Poster Session P1.5 Improving Convective Weather Operations in Highly Congested Airspace with the Corridor Integrated Weather System (CIWS)

Monday, 4 October 2004
James E. Evans, MIT Lincoln Lab., Lexington, MA; and K. Carusone, M. M. Wolfson, M. Robinson, E. Ducot, and B. Crowe

Handout (1.8 MB)

Reducing delays due to thunderstorms in congested airspace is a major objective of Air Traffic Management as described in the FAA’s Operational Evolution Plan and Flight Plan 2004-2008. Much of the air traffic delay that is so costly to the airlines and the flying public is incurred during severe weather in the highly congested Great Lakes and Northeast Corridors.
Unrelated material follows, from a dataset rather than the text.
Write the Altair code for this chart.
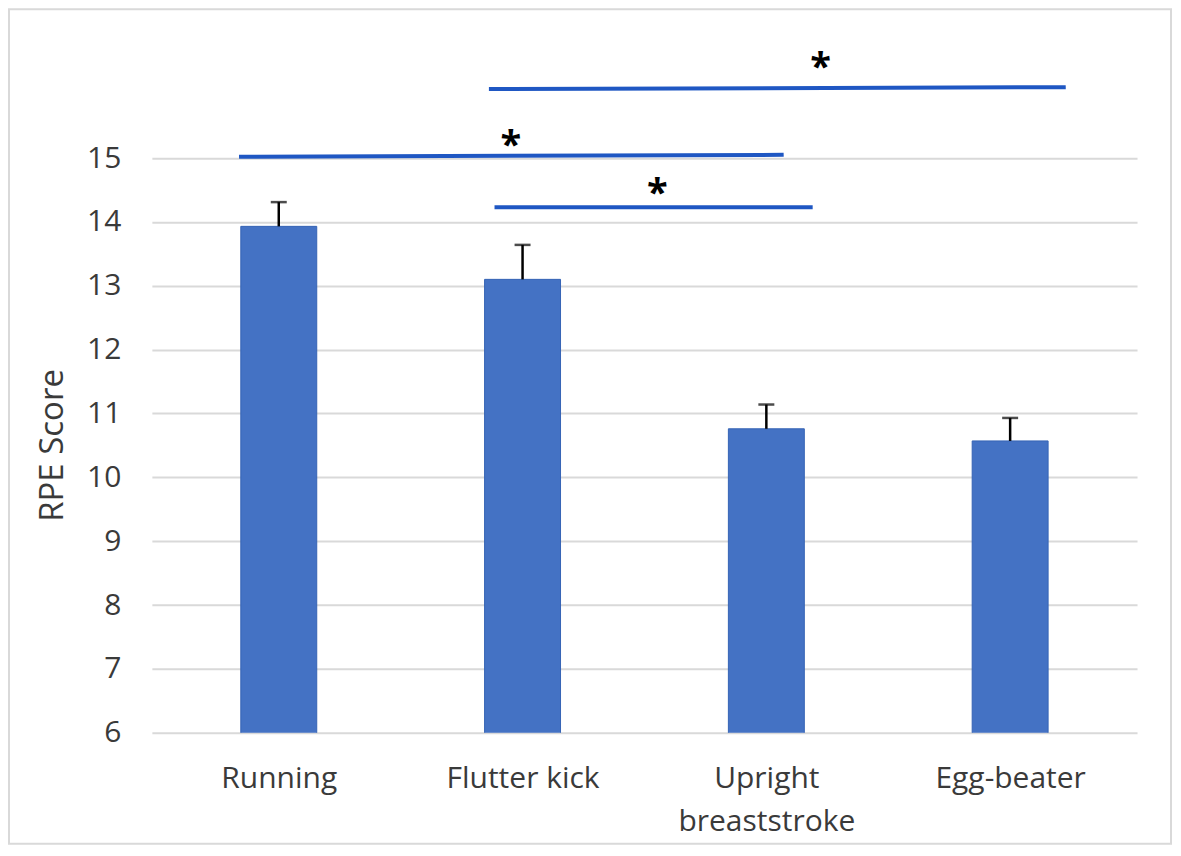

This congested airspace delay problem is being addressed by a combination of “strategic” collaborative traffic flow management using extended range (greater than 2 hour) forecasts such as the CCFP and, by tactical adjustments to the “strategic plans” using the Corridor Integrated Weather System (CIWS).

In this paper, we describe the current status of the CIWS, including initial operational results of ATC and airline use of the CIWS weather products. Key new capabilities provided by the CIWS include very high update rate products (to support tactical air traffic management), much improved echo-tops information, and fully automatic 2-hour convective forecasts using the latest “scale separation” storm tracking technologies. A centralized product generation and distribution architecture, using frame relay communications, has made it possible to economically integrate data from a large, heterogeneous set of radar sensors and drive displays at major terminal areas, en route centers in the corridors, the FAA Command Center, and many major airlines.

CIWS delay reduction benefits for 2003 were assessed by on-site observations and interviews during major convective weather events, end-of-season user interviews, and analysis of flight track data. Sixteen unique benefits categories associated with use of the CIWS products were identified during the 2003 storm season. The number of events for each benefit category and annual delay savings for two primary benefits realized in en route airspace (i.e., Keeping Routes Open Longer; Proactive, Efficient Reroutes) were quantified and will be discussed in the paper. Safety enhancing operational decisions included decisions on whether a ground stop needed to be implemented for specific airports and whether a closed air route could be reopened in the immediate future.

The paper concludes with a discussion of transitioning the CIWS concept exploration system to an operational NAS system, as well as near term CIWS enhancements. The enhancements include extension of coverage to Canadian airspace, improvements in both tactical and automated strategic convective weather forecasts, and interfacing the CIWS to air traffic management (ATM) decision support tools such as the Route Availability Planning Tool (RAPT), which is in use at the New York airports to increase departure rates from major airports in severe weather.